Guides may provide assistance in locating or tracking elk and calling for elk, but they may not harvest an elk.
Rosenberry said guides may provide assistance in transporting the animal once it is harvested, butchering services and accommodations.
"Lists of elk guides are provided upon request to hunters who are selected for an elk license. Elk guides are regulated by the PGC because they must acquire a guiding permit from the PGC," he said.
To become a guide, one must send the Game Commission an elk guide permit by Sept. 30.
All elk license recipients must obtain a general hunting license prior to purchasing their elk license. Elk licenses cost $25 for residents and $250 for nonresidents.
A special conservation tag was auctioned off this year to the highest bidder, which is done every year by a conservation organization.
"The hunter with the winning bid receives an opportunity to hunt elk from Sept. 1-Nov. 5. The conservation organization receives 20 percent of the winning bid and the PGC receives 80 percent," Rosenberry said. "The PGC uses these funds in elk management to improve habitat work with in the elk management area.

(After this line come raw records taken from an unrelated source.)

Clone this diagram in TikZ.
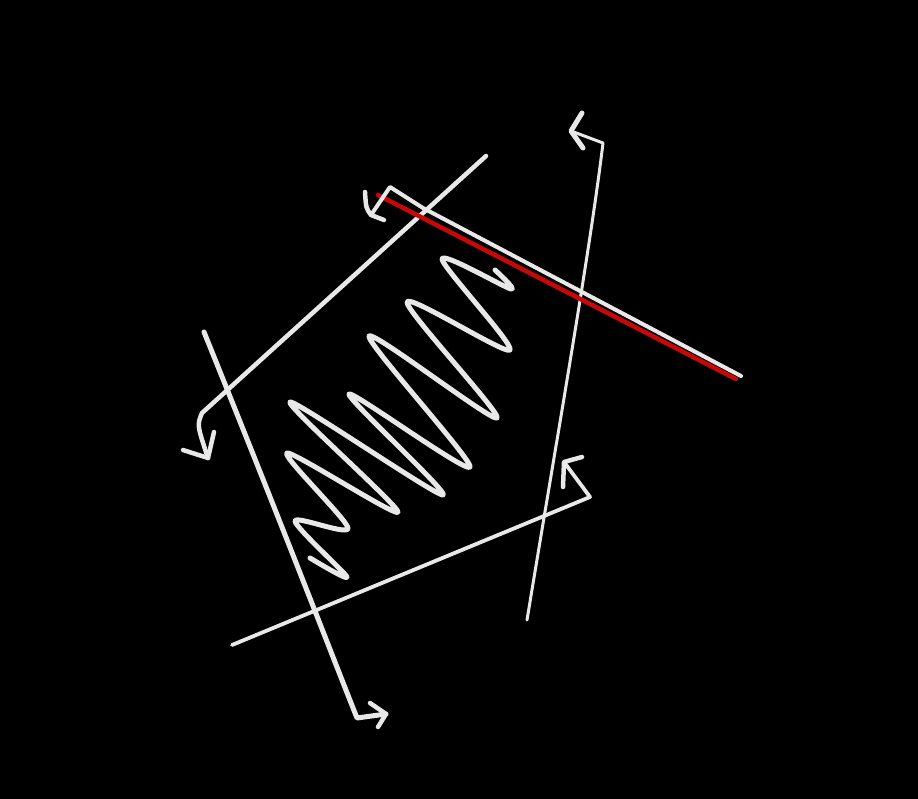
\documentclass[tikz,border=0pt]{standalone}
\begin{document}
\begin{tikzpicture}[x=1pt,y=-1pt,line cap=round,line join=round,
  ink/.style={draw=inkc,line width=#1},
  redstroke/.style={draw=redc,line width=#1}]
\definecolor{inkc}{RGB}{232,232,232}
\definecolor{redc}{RGB}{200,8,8}
\fill[black] (0,0) rectangle (918,799);
\useasboundingbox (0,0) rectangle (918,799);
% arrow 1: diagonal line to lower-left, hook down
\coordinate (a1s) at (486,156);
\coordinate (a1c) at (202,413);
\coordinate (a1t) at (208,458);
\coordinate (a1b1) at (183,450);
\coordinate (a1b2) at (214,432);
\draw[ink=4.5] (a1s) -- (a1c) .. controls (197,425) .. (a1t);
\draw[ink=4.5] (a1b1) -- (a1t) -- (a1b2);
% arrow 2: left steep line, arrow to the right at bottom
\coordinate (a2s) at (204,332);
\coordinate (a2c) at (357,718);
\coordinate (a2t) at (386,714);
\coordinate (a2b1) at (370,703);
\coordinate (a2b2) at (378,727);
\draw[ink=5] (a2s) .. controls (280,520) and (330,650) .. (a2c) -- (a2t);
\draw[ink=4.5] (a2b1) -- (a2t) -- (a2b2);
% arrow 3: bottom line, arrow back up-left
\coordinate (a3s) at (232,645);
\coordinate (a3c) at (590,497);
\coordinate (a3t) at (564,462);
\coordinate (a3b1) at (563,487);
\coordinate (a3b2) at (582,457);
\draw[ink=3.8] (a3s) -- (a3c) -- (a3t);
\draw[ink=4.5] (a3b1) -- (a3t) -- (a3b2);
% arrow 4: right tall line, arrow to the left at top
\coordinate (a4s) at (527,620);
\coordinate (a4c) at (603,143);
\coordinate (a4t) at (571,131);
\coordinate (a4b1) at (582,113);
\coordinate (a4b2) at (583,148);
\draw[ink=3] (a4s) .. controls (560,420) and (590,250) .. (a4c) -- (a4t);
\draw[ink=5] (a4b1) -- (a4t) -- (a4b2);
% arrow 5: red line with white overlay
\coordinate (r5s) at (736,379);
\coordinate (r5e) at (378,195);
\coordinate (a5s) at (741,376);
\coordinate (a5c) at (390,187);
\coordinate (a5t) at (371,215);
\coordinate (a5b1) at (365,192);
\coordinate (a5b2) at (384,220);
\draw[redstroke=4.5] (r5s) -- (r5e);
\draw[ink=4] (a5s) -- (423,208) -- (a5c) -- (a5t);
\draw[ink=4.5] (a5b1) .. controls (366,208) .. (a5t) -- (a5b2);
% squiggle
\draw[ink=5] plot[smooth,tension=0.45] coordinates {
 (310,558) (347,577) (295,521) (348,528) (287,453) (398,512)
 (290,402) (443,495) (349,394) (470,467) (369,336) (497,418)
 (407,302) (510,350) (442,259) (511,289) (495,270)};
\end{tikzpicture}
\end{document}
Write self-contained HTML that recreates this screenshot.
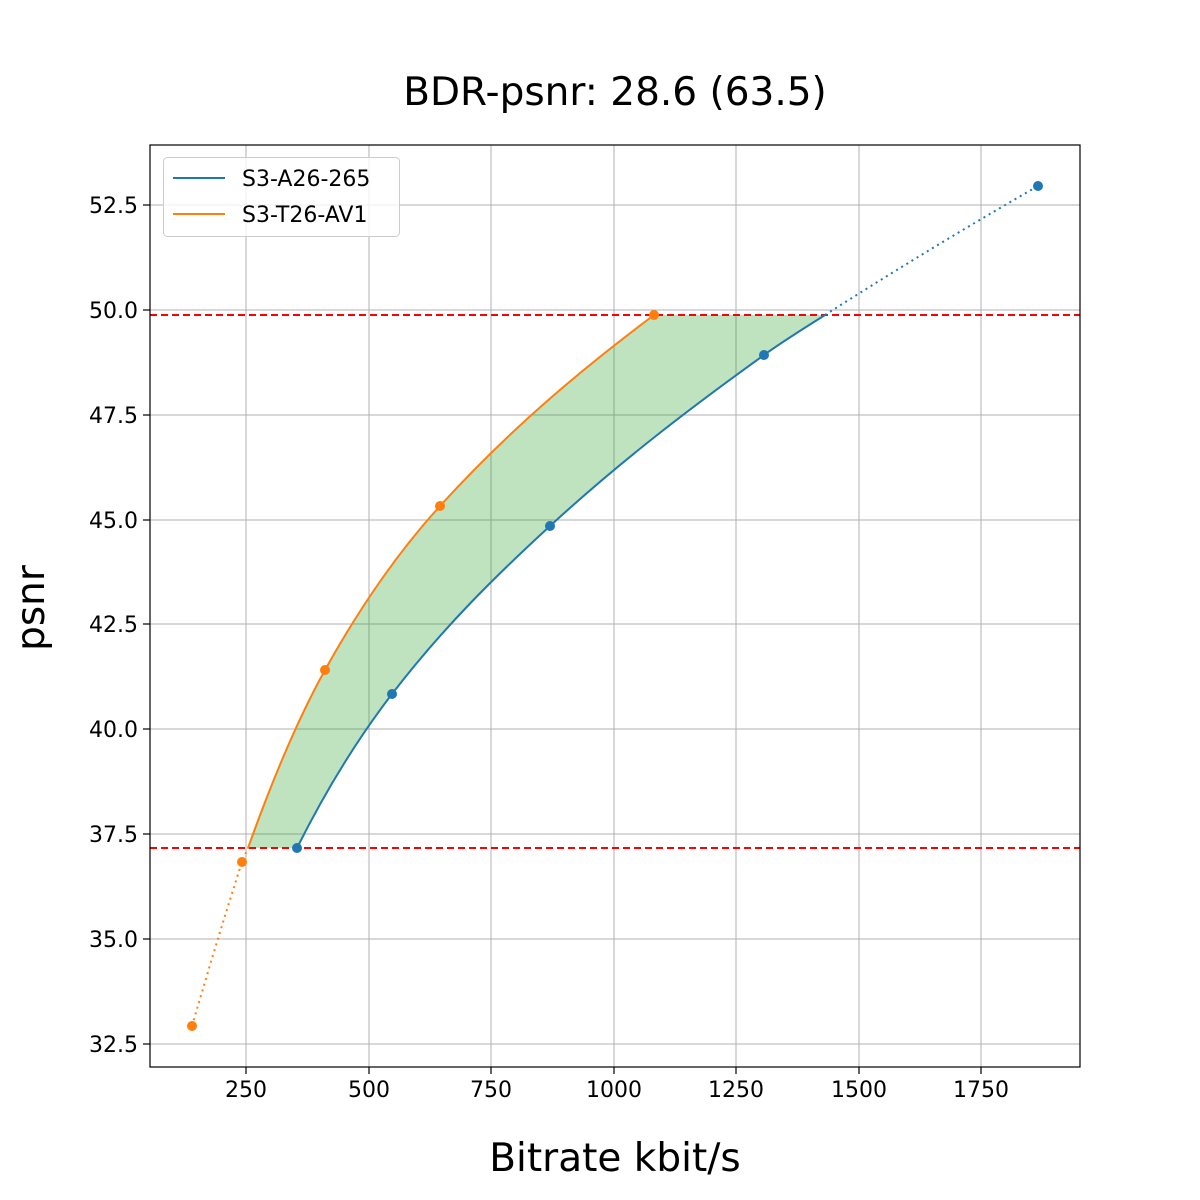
<!DOCTYPE html>
<html><head><meta charset="utf-8"><style>body{margin:0;background:#fff}svg{display:block;font-family:"DejaVu Sans","Liberation Sans",sans-serif}</style></head>
<body>
<svg width="1200" height="1200" viewBox="0 0 1200 1200" xmlns="http://www.w3.org/2000/svg">
<rect width="1200" height="1200" fill="#fff"/>
<g stroke="#b0b0b0" stroke-width="1">
<line x1="246" y1="145" x2="246" y2="1067"/><line x1="369" y1="145" x2="369" y2="1067"/><line x1="491" y1="145" x2="491" y2="1067"/><line x1="614" y1="145" x2="614" y2="1067"/><line x1="736" y1="145" x2="736" y2="1067"/><line x1="859" y1="145" x2="859" y2="1067"/><line x1="981" y1="145" x2="981" y2="1067"/>
<line x1="150" y1="205" x2="1080" y2="205"/><line x1="150" y1="310" x2="1080" y2="310"/><line x1="150" y1="415" x2="1080" y2="415"/><line x1="150" y1="520" x2="1080" y2="520"/><line x1="150" y1="624" x2="1080" y2="624"/><line x1="150" y1="729" x2="1080" y2="729"/><line x1="150" y1="834" x2="1080" y2="834"/><line x1="150" y1="939" x2="1080" y2="939"/><line x1="150" y1="1044" x2="1080" y2="1044"/>
</g>
<path d="M248,848 C273.7,776 299.3,716.3 325,670 C363.3,601 401.7,548.1 440,506 C511.3,427.6 582.7,368.5 654,315 L825,315 C804.7,328 784.3,340.4 764,355 C692.7,406.3 621.3,460.4 550,526 C497.3,574.5 444.7,625.5 392,694 C360.3,735.2 328.7,784.6 297,848 Z" fill="#2ca02c" fill-opacity="0.3"/>
<line x1="150" y1="315" x2="1080" y2="315" stroke="#ff0000" stroke-width="2" stroke-dasharray="7,4"/>
<line x1="150" y1="848" x2="1080" y2="848" stroke="#ff0000" stroke-width="2" stroke-dasharray="7,4"/>
<path d="M297,848 C328.7,784.6 360.3,735.2 392,694 C444.7,625.5 497.3,574.5 550,526 C621.3,460.4 692.7,406.3 764,355 C784.3,340.4 804.7,328 825,315" fill="none" stroke="#1f77b4" stroke-width="2"/>
<path d="M825,315 Q930,248 1038,186" fill="none" stroke="#1f77b4" stroke-width="2" stroke-dasharray="2,4"/>
<path d="M248,848 C273.7,776 299.3,716.3 325,670 C363.3,601 401.7,548.1 440,506 C511.3,427.6 582.7,368.5 654,315" fill="none" stroke="#ff7f0e" stroke-width="2"/>
<path d="M192,1026 Q220,930 242,862 L248,848" fill="none" stroke="#ff7f0e" stroke-width="2" stroke-dasharray="2,4"/>
<g fill="#1f77b4"><circle cx="297" cy="848" r="5"/><circle cx="392" cy="694" r="5"/><circle cx="550" cy="526" r="5"/><circle cx="764" cy="355" r="5"/><circle cx="1038" cy="186" r="5"/></g>
<g fill="#ff7f0e"><circle cx="192" cy="1026" r="5"/><circle cx="242" cy="862" r="5"/><circle cx="325" cy="670" r="5"/><circle cx="440" cy="506" r="5"/><circle cx="654" cy="315" r="5"/></g>
<rect x="150" y="145" width="930" height="922" fill="none" stroke="#000" stroke-width="1.2"/>
<g stroke="#000" stroke-width="1.2">
<line x1="246" y1="1067" x2="246" y2="1074"/><line x1="369" y1="1067" x2="369" y2="1074"/><line x1="491" y1="1067" x2="491" y2="1074"/><line x1="614" y1="1067" x2="614" y2="1074"/><line x1="736" y1="1067" x2="736" y2="1074"/><line x1="859" y1="1067" x2="859" y2="1074"/><line x1="981" y1="1067" x2="981" y2="1074"/>
<line x1="143" y1="205" x2="150" y2="205"/><line x1="143" y1="310" x2="150" y2="310"/><line x1="143" y1="415" x2="150" y2="415"/><line x1="143" y1="520" x2="150" y2="520"/><line x1="143" y1="624" x2="150" y2="624"/><line x1="143" y1="729" x2="150" y2="729"/><line x1="143" y1="834" x2="150" y2="834"/><line x1="143" y1="939" x2="150" y2="939"/><line x1="143" y1="1044" x2="150" y2="1044"/>
</g>
<g font-size="22" fill="#000" text-anchor="middle">
<text x="246" y="1097">250</text><text x="369" y="1097">500</text><text x="491" y="1097">750</text><text x="614" y="1097">1000</text><text x="736" y="1097">1250</text><text x="859" y="1097">1500</text><text x="981" y="1097">1750</text>
</g>
<g font-size="22" fill="#000" text-anchor="end">
<text x="138" y="213">52.5</text><text x="138" y="318">50.0</text><text x="138" y="423">47.5</text><text x="138" y="528">45.0</text><text x="138" y="632">42.5</text><text x="138" y="737">40.0</text><text x="138" y="842">37.5</text><text x="138" y="947">35.0</text><text x="138" y="1052">32.5</text>
</g>
<text x="615" y="105" font-size="39" text-anchor="middle">BDR-psnr: 28.6 (63.5)</text>
<text x="615" y="1171" font-size="39" text-anchor="middle">Bitrate kbit/s</text>
<text transform="translate(44,608) rotate(-90)" font-size="39" text-anchor="middle">psnr</text>
<rect x="163.5" y="157.5" width="236" height="79" rx="4" fill="#fff" fill-opacity="0.8" stroke="#ccc"/>
<line x1="173" y1="178" x2="225" y2="178" stroke="#1f77b4" stroke-width="2"/>
<line x1="173" y1="214" x2="225" y2="214" stroke="#ff7f0e" stroke-width="2"/>
<text x="242" y="186" font-size="22">S3-A26-265</text>
<text x="242" y="222" font-size="22">S3-T26-AV1</text>
</svg>
</body></html>
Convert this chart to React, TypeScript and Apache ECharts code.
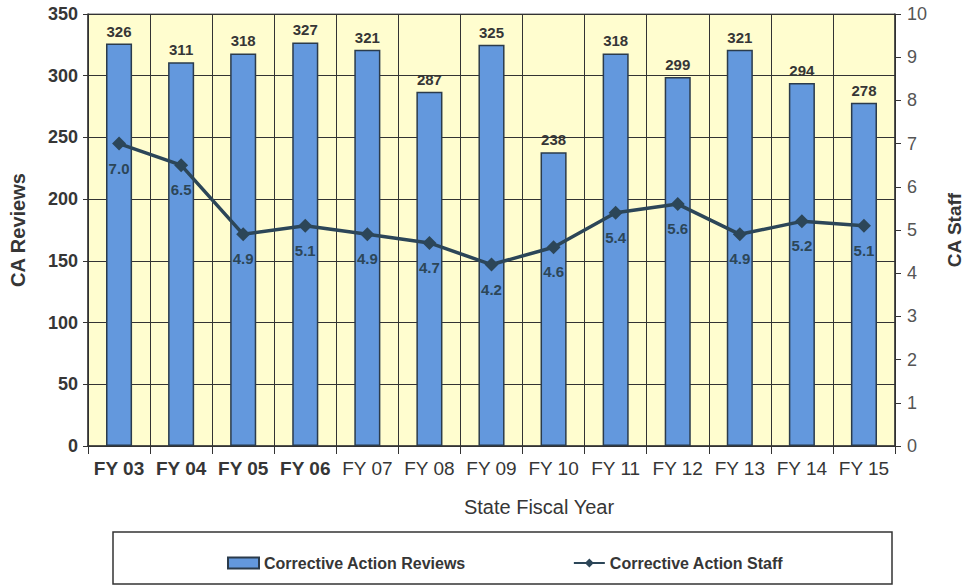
import React, { useEffect, useRef } from "react";
import * as echarts from "echarts";

const categories = ["FY 03", "FY 04", "FY 05", "FY 06", "FY 07", "FY 08", "FY 09", "FY 10", "FY 11", "FY 12", "FY 13", "FY 14", "FY 15"];
const reviews = [326, 311, 318, 327, 321, 287, 325, 238, 318, 299, 321, 294, 278];
const staff = [7.0, 6.5, 4.9, 5.1, 4.9, 4.7, 4.2, 4.6, 5.4, 5.6, 4.9, 5.2, 5.1];
const boldLabelCount = 4;

const FONT = "'Liberation Sans', Arial, sans-serif";
const TEXT = "#363636";
const LINE = "#2c4658";

export default function App() {
  const ref = useRef<HTMLDivElement>(null);
  useEffect(() => {
    if (!ref.current) return;
    const chart = echarts.init(ref.current, undefined, { renderer: "svg" });
    chart.setOption({
      animation: false,
      backgroundColor: "#ffffff",
      textStyle: { fontFamily: FONT },
      grid: {
        left: 88,
        right: 64,
        top: 14,
        bottom: 140,
        show: true,
        backgroundColor: "#FFFDCF",
        borderColor: "#666",
        borderWidth: 1,
      },
      legend: {
        left: 222,
        top: 550,
        itemWidth: 31,
        itemHeight: 11,
        itemGap: 107,
        textStyle: { fontFamily: FONT, fontSize: 16, fontWeight: "bold", color: TEXT },
        data: [
          { name: "Corrective Action Reviews", icon: "rect" },
          { name: "Corrective Action Staff" },
        ],
      },
      graphic: [
        {
          type: "rect",
          shape: { x: 113, y: 532, width: 779, height: 52 },
          style: { fill: "none", stroke: "#333", lineWidth: 1.5 },
          z: -1,
        },
        {
          type: "text",
          x: 539,
          y: 507,
          style: {
            text: "State Fiscal Year",
            fontFamily: FONT,
            fontSize: 20,
            fill: TEXT,
            align: "center",
            verticalAlign: "middle",
          },
        },
      ],
      xAxis: {
        type: "category",
        data: categories,
        boundaryGap: true,
        axisLine: { lineStyle: { color: "#333", width: 1.5 } },
        axisTick: { show: true, interval: 0, length: 8, lineStyle: { color: "#333" } },
        splitLine: { show: true, interval: 0, lineStyle: { color: "#333", width: 1 } },
        axisLabel: {
          interval: 0,
          margin: 13,
          formatter: (v: string) => {
            const idx = categories.indexOf(v);
            return idx < boldLabelCount ? `{b|${v}}` : `{n|${v}}`;
          },
          rich: {
            b: { fontFamily: FONT, fontSize: 19, fontWeight: "bold", color: TEXT },
            n: { fontFamily: FONT, fontSize: 19, color: TEXT },
          },
        },
      },
      yAxis: [
        {
          type: "value",
          min: 0,
          max: 350,
          interval: 50,
          name: "CA Reviews",
          nameLocation: "middle",
          nameRotate: 90,
          nameGap: 60,
          nameTextStyle: { fontFamily: FONT, fontSize: 20, fontWeight: "bold", color: TEXT },
          axisLine: { show: true, lineStyle: { color: "#333", width: 1.5 } },
          axisTick: { show: true, length: 5, lineStyle: { color: "#333" } },
          axisLabel: { fontFamily: FONT, fontSize: 18, fontWeight: "bold", color: TEXT, margin: 10 },
          splitLine: { show: true, lineStyle: { color: "#333", width: 1 } },
        },
        {
          type: "value",
          min: 0,
          max: 10,
          interval: 1,
          name: "CA Staff",
          nameLocation: "middle",
          nameRotate: 90,
          nameGap: 50,
          nameTextStyle: { fontFamily: FONT, fontSize: 19, fontWeight: "bold", color: TEXT },
          axisLine: { show: true, lineStyle: { color: "#333", width: 1.5 } },
          axisTick: { show: true, length: 6, lineStyle: { color: "#333" } },
          axisLabel: { fontFamily: FONT, fontSize: 18, color: "#555", margin: 12 },
          splitLine: { show: false },
        },
      ],
      series: [
        {
          name: "Corrective Action Reviews",
          type: "bar",
          data: reviews,
          barWidth: "42%",
          itemStyle: { color: "#6398DD", borderColor: "#2b3b4b", borderWidth: 1.5 },
          label: {
            show: true,
            position: "top",
            distance: 5,
            fontFamily: FONT,
            fontSize: 15,
            fontWeight: "bold",
            color: TEXT,
          },
        },
        {
          name: "Corrective Action Staff",
          type: "line",
          yAxisIndex: 1,
          data: staff,
          symbol: "diamond",
          symbolSize: 14,
          lineStyle: { color: LINE, width: 3.5 },
          itemStyle: { color: LINE },
          label: {
            show: true,
            position: "bottom",
            distance: 10,
            formatter: (p: any) => Number(p.value).toFixed(1),
            fontFamily: FONT,
            fontSize: 15,
            fontWeight: "bold",
            color: LINE,
          },
        },
      ],
    });
    return () => chart.dispose();
  }, []);
  return <div ref={ref} style={{ width: 972, height: 586, position: "absolute", left: 0, top: 0 }} />;
}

Anyone can accompany an elk tag holder on a hunt. That person is required to wear the correct amount of fluorescent orange but cannot participate in the hunt itself, Rosenberry said.
They also may not carry a firearm, or drive an elk herd, which is illegal when hunting them.
Guide permits are not required for those who only plan to accompany an elk license recipient, or those who plan to aid a successful elk hunter remove a harvested elk from the field.